*Required task*. Transcribe the data in full and exactly, omitting any pictures.
:: Available data
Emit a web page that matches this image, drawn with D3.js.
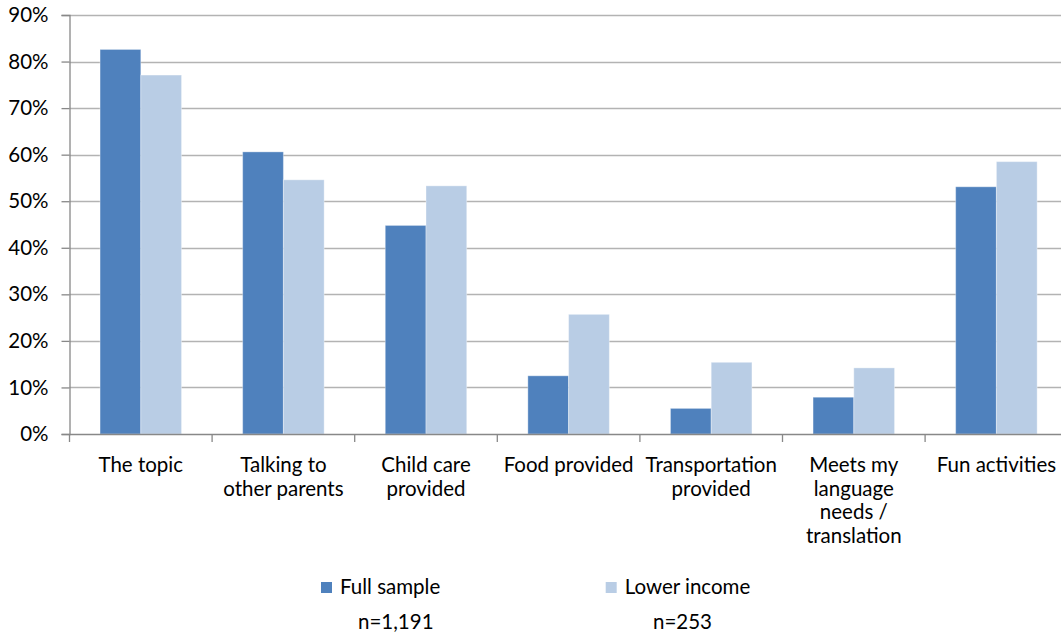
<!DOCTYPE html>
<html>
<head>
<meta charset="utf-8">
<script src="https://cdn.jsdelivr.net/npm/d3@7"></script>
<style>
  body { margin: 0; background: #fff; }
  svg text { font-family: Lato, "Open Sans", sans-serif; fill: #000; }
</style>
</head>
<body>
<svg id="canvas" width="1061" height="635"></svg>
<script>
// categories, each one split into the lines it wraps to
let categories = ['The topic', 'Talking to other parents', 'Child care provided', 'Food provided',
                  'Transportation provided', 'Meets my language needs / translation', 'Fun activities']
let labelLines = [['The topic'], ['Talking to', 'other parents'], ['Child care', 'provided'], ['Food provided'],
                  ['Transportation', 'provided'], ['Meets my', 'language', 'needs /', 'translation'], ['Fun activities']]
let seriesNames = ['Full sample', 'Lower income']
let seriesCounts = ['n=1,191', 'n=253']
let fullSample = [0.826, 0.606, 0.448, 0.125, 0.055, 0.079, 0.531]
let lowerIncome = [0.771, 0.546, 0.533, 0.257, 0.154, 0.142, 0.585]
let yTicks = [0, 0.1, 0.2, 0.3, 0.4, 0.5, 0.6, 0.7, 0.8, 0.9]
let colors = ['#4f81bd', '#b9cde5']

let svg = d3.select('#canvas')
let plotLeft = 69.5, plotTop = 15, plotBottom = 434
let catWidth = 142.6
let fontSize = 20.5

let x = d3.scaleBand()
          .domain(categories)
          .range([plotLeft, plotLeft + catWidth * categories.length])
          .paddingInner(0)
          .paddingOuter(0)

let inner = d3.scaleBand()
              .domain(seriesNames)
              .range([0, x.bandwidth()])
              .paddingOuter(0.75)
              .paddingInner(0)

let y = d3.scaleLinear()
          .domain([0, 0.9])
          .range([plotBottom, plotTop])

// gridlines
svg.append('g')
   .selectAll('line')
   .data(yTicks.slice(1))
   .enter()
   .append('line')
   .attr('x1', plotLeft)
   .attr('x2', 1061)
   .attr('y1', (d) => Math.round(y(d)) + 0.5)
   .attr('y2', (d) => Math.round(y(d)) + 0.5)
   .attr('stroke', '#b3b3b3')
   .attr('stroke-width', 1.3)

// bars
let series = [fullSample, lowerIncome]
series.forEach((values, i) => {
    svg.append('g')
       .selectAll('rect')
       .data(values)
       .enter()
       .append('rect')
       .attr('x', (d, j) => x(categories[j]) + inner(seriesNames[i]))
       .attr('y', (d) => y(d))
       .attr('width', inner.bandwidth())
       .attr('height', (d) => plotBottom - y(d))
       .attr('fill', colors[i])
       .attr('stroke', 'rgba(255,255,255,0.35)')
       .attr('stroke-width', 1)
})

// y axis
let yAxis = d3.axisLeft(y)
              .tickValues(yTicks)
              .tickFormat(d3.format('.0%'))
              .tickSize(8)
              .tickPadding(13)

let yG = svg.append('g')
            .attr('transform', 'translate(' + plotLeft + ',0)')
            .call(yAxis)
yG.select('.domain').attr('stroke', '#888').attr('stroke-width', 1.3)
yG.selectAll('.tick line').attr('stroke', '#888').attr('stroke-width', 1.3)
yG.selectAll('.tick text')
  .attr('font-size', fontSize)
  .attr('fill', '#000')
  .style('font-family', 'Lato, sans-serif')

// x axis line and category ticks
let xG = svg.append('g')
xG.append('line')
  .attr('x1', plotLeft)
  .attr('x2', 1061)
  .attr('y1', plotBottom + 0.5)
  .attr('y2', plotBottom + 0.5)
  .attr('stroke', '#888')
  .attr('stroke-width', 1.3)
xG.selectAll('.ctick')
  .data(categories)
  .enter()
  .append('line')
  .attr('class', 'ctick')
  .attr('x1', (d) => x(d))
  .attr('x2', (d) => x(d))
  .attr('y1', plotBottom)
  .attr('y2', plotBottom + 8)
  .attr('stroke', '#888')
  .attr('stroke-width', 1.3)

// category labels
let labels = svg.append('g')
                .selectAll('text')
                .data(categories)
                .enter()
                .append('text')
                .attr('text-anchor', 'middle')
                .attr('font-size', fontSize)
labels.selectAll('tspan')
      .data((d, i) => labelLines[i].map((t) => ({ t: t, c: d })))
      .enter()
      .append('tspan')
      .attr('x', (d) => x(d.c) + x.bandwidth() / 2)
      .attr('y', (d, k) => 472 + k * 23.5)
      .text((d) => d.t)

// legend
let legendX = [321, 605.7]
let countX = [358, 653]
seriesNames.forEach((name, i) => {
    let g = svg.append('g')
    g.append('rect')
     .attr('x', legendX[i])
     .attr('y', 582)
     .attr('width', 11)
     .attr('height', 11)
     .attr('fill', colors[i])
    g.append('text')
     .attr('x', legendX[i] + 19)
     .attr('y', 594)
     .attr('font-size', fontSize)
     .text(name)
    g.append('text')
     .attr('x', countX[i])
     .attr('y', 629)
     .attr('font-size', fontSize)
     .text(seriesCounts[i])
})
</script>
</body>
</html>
::::
*Response*.
Emit a web page that matches this image, drawn with D3.js.
<!DOCTYPE html>
<html>
<head>
<meta charset="utf-8">
<script src="https://cdn.jsdelivr.net/npm/d3@7"></script>
<style>
  body { margin: 0; background: #fff; }
  svg text { font-family: Lato, "Open Sans", sans-serif; fill: #000; }
</style>
</head>
<body>
<svg id="canvas" width="1061" height="635"></svg>
<script>
// categories, each one split into the lines it wraps to
let categories = ['The topic', 'Talking to other parents', 'Child care provided', 'Food provided',
                  'Transportation provided', 'Meets my language needs / translation', 'Fun activities']
let labelLines = [['The topic'], ['Talking to', 'other parents'], ['Child care', 'provided'], ['Food provided'],
                  ['Transportation', 'provided'], ['Meets my', 'language', 'needs /', 'translation'], ['Fun activities']]
let seriesNames = ['Full sample', 'Lower income']
let seriesCounts = ['n=1,191', 'n=253']
let fullSample = [0.826, 0.606, 0.448, 0.125, 0.055, 0.079, 0.531]
let lowerIncome = [0.771, 0.546, 0.533, 0.257, 0.154, 0.142, 0.585]
let yTicks = [0, 0.1, 0.2, 0.3, 0.4, 0.5, 0.6, 0.7, 0.8, 0.9]
let colors = ['#4f81bd', '#b9cde5']

let svg = d3.select('#canvas')
let plotLeft = 69.5, plotTop = 15, plotBottom = 434
let catWidth = 142.6
let fontSize = 20.5

let x = d3.scaleBand()
          .domain(categories)
          .range([plotLeft, plotLeft + catWidth * categories.length])
          .paddingInner(0)
          .paddingOuter(0)

let inner = d3.scaleBand()
              .domain(seriesNames)
              .range([0, x.bandwidth()])
              .paddingOuter(0.75)
              .paddingInner(0)

let y = d3.scaleLinear()
          .domain([0, 0.9])
          .range([plotBottom, plotTop])

// gridlines
svg.append('g')
   .selectAll('line')
   .data(yTicks.slice(1))
   .enter()
   .append('line')
   .attr('x1', plotLeft)
   .attr('x2', 1061)
   .attr('y1', (d) => Math.round(y(d)) + 0.5)
   .attr('y2', (d) => Math.round(y(d)) + 0.5)
   .attr('stroke', '#b3b3b3')
   .attr('stroke-width', 1.3)

// bars
let series = [fullSample, lowerIncome]
series.forEach((values, i) => {
    svg.append('g')
       .selectAll('rect')
       .data(values)
       .enter()
       .append('rect')
       .attr('x', (d, j) => x(categories[j]) + inner(seriesNames[i]))
       .attr('y', (d) => y(d))
       .attr('width', inner.bandwidth())
       .attr('height', (d) => plotBottom - y(d))
       .attr('fill', colors[i])
       .attr('stroke', 'rgba(255,255,255,0.35)')
       .attr('stroke-width', 1)
})

// y axis
let yAxis = d3.axisLeft(y)
              .tickValues(yTicks)
              .tickFormat(d3.format('.0%'))
              .tickSize(8)
              .tickPadding(13)

let yG = svg.append('g')
            .attr('transform', 'translate(' + plotLeft + ',0)')
            .call(yAxis)
yG.select('.domain').attr('stroke', '#888').attr('stroke-width', 1.3)
yG.selectAll('.tick line').attr('stroke', '#888').attr('stroke-width', 1.3)
yG.selectAll('.tick text')
  .attr('font-size', fontSize)
  .attr('fill', '#000')
  .style('font-family', 'Lato, sans-serif')

// x axis line and category ticks
let xG = svg.append('g')
xG.append('line')
  .attr('x1', plotLeft)
  .attr('x2', 1061)
  .attr('y1', plotBottom + 0.5)
  .attr('y2', plotBottom + 0.5)
  .attr('stroke', '#888')
  .attr('stroke-width', 1.3)
xG.selectAll('.ctick')
  .data(categories)
  .enter()
  .append('line')
  .attr('class', 'ctick')
  .attr('x1', (d) => x(d))
  .attr('x2', (d) => x(d))
  .attr('y1', plotBottom)
  .attr('y2', plotBottom + 8)
  .attr('stroke', '#888')
  .attr('stroke-width', 1.3)

// category labels
let labels = svg.append('g')
                .selectAll('text')
                .data(categories)
                .enter()
                .append('text')
                .attr('text-anchor', 'middle')
                .attr('font-size', fontSize)
labels.selectAll('tspan')
      .data((d, i) => labelLines[i].map((t) => ({ t: t, c: d })))
      .enter()
      .append('tspan')
      .attr('x', (d) => x(d.c) + x.bandwidth() / 2)
      .attr('y', (d, k) => 472 + k * 23.5)
      .text((d) => d.t)

// legend
let legendX = [321, 605.7]
let countX = [358, 653]
seriesNames.forEach((name, i) => {
    let g = svg.append('g')
    g.append('rect')
     .attr('x', legendX[i])
     .attr('y', 582)
     .attr('width', 11)
     .attr('height', 11)
     .attr('fill', colors[i])
    g.append('text')
     .attr('x', legendX[i] + 19)
     .attr('y', 594)
     .attr('font-size', fontSize)
     .text(name)
    g.append('text')
     .attr('x', countX[i])
     .attr('y', 629)
     .attr('font-size', fontSize)
     .text(seriesCounts[i])
})
</script>
</body>
</html>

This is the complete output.